**Items:**
----------------------------------------

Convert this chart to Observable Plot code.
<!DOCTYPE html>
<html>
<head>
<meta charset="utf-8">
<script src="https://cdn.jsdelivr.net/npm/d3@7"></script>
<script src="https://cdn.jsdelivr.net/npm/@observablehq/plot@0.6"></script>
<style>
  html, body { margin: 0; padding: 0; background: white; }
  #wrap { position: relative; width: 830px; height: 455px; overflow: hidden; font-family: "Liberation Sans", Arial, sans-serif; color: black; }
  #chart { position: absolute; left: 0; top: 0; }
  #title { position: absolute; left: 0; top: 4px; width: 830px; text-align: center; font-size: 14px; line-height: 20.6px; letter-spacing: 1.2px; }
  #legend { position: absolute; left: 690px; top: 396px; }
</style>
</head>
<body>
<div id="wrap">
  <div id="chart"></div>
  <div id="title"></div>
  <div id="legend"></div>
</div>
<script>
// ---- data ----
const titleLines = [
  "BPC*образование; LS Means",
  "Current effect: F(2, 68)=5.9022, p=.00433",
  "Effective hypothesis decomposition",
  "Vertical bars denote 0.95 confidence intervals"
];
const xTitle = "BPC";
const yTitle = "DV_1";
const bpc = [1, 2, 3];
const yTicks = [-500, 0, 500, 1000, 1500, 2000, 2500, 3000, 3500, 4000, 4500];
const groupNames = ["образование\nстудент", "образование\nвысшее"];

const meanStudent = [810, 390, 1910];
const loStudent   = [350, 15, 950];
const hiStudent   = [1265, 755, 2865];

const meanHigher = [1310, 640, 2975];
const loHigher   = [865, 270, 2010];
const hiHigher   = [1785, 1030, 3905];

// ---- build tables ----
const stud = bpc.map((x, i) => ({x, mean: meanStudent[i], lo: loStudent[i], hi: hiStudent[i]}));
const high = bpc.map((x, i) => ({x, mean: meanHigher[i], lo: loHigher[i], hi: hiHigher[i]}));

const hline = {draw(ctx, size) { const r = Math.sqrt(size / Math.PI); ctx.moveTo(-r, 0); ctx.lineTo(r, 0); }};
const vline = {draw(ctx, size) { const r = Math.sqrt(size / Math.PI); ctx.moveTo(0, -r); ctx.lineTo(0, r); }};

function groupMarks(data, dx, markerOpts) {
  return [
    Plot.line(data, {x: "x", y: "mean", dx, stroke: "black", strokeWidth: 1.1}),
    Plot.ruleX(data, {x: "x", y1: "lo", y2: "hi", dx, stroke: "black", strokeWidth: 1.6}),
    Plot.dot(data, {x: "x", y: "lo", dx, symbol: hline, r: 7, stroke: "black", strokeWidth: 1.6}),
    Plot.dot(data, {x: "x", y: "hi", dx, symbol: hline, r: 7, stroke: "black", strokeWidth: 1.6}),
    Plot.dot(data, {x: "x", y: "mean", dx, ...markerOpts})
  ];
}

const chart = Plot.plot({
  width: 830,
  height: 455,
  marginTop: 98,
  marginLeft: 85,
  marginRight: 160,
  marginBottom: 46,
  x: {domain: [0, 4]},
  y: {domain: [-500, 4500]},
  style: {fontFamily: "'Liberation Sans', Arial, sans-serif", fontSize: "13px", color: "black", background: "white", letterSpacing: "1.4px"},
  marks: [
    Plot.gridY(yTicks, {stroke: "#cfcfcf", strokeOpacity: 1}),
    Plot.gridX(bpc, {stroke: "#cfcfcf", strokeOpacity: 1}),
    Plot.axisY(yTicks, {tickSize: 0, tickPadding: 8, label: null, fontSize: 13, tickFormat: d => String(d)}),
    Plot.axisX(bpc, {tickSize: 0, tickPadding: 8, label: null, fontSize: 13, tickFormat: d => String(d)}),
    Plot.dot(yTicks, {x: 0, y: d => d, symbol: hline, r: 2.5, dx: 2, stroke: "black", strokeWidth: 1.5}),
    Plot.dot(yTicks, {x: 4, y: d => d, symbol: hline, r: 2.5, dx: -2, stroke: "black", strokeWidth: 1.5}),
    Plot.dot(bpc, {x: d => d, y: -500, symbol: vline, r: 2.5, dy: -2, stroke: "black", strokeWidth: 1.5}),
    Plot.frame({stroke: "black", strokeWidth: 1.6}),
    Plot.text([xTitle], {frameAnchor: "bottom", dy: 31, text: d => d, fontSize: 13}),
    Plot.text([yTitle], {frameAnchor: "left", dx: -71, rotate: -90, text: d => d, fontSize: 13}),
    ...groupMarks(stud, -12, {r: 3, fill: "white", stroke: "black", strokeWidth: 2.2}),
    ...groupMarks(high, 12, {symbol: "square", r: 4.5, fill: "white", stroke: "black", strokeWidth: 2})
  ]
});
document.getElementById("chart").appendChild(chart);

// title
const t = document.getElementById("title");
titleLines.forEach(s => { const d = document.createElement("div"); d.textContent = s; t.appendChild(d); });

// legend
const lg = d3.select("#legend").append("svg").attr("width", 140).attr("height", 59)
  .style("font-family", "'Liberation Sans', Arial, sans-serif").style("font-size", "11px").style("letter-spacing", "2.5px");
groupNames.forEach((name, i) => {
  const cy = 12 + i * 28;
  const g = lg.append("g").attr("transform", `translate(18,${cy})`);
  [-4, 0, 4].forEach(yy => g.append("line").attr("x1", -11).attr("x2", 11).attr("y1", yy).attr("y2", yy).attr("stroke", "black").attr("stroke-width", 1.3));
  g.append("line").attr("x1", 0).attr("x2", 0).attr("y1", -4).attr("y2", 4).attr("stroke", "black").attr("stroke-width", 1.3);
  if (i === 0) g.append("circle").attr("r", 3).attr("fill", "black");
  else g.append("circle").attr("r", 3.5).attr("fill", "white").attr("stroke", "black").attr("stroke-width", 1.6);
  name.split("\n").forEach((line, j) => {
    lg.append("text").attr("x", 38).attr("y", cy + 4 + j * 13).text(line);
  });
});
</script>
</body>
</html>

----------------------------------------

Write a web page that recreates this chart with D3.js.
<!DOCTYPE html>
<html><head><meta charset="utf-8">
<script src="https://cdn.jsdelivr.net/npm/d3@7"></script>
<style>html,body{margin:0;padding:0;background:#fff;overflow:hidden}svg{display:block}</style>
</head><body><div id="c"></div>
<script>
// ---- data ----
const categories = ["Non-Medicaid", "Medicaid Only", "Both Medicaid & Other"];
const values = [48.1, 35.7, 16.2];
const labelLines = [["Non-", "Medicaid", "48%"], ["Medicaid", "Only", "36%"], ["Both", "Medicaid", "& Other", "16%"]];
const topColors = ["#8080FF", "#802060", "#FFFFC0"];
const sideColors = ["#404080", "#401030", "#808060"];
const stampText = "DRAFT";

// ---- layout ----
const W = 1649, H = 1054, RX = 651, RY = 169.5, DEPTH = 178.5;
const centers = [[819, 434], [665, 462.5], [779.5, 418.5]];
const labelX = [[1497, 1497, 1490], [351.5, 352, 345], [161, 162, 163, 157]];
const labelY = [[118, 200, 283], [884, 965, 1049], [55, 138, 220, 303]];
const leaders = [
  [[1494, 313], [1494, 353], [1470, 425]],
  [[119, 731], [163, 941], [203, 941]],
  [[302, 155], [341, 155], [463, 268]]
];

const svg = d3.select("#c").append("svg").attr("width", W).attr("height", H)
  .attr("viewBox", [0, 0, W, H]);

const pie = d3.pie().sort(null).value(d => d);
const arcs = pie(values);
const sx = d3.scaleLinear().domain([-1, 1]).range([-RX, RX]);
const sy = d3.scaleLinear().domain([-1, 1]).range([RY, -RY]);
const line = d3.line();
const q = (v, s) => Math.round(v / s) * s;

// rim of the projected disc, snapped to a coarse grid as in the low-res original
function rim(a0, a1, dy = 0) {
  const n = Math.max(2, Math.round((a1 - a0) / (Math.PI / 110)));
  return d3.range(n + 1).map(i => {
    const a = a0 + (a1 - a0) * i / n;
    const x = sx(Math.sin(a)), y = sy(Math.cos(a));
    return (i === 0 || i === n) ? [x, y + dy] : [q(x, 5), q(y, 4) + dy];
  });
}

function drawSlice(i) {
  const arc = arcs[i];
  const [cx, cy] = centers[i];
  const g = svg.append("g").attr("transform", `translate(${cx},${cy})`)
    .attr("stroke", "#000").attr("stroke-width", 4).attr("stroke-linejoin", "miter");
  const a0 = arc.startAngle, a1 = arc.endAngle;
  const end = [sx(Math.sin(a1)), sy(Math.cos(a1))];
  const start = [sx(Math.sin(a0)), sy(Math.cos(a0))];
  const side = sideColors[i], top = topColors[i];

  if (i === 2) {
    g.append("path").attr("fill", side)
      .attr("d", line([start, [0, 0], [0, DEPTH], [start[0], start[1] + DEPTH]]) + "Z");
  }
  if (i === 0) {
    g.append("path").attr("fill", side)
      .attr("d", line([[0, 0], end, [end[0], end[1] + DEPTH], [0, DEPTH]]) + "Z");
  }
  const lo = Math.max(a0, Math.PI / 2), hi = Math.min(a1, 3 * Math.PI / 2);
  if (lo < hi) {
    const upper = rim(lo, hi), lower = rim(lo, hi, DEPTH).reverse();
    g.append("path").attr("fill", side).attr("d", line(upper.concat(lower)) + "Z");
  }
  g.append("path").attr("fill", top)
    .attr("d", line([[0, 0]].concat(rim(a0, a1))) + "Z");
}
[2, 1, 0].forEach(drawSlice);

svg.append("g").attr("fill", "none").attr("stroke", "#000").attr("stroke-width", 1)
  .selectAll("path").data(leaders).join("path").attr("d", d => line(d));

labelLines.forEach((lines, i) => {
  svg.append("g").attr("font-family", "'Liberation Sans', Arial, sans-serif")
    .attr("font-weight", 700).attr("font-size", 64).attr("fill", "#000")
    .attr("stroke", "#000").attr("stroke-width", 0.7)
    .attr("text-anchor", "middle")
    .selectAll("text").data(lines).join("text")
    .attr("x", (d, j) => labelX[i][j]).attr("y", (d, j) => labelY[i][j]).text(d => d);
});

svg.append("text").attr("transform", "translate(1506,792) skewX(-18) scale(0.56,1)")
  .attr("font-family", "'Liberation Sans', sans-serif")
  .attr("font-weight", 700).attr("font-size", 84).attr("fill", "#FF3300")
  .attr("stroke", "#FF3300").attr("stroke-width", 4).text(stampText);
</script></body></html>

----------------------------------------

**What to work on:** Read through the entries and copy each line in which "chart" appears.

**Reply:**
Convert this chart to Observable Plot code.
  #chart { position: absolute; left: 0; top: 0; }
  <div id="chart"></div>
const chart = Plot.plot({
document.getElementById("chart").appendChild(chart);
Write a web page that recreates this chart with D3.js.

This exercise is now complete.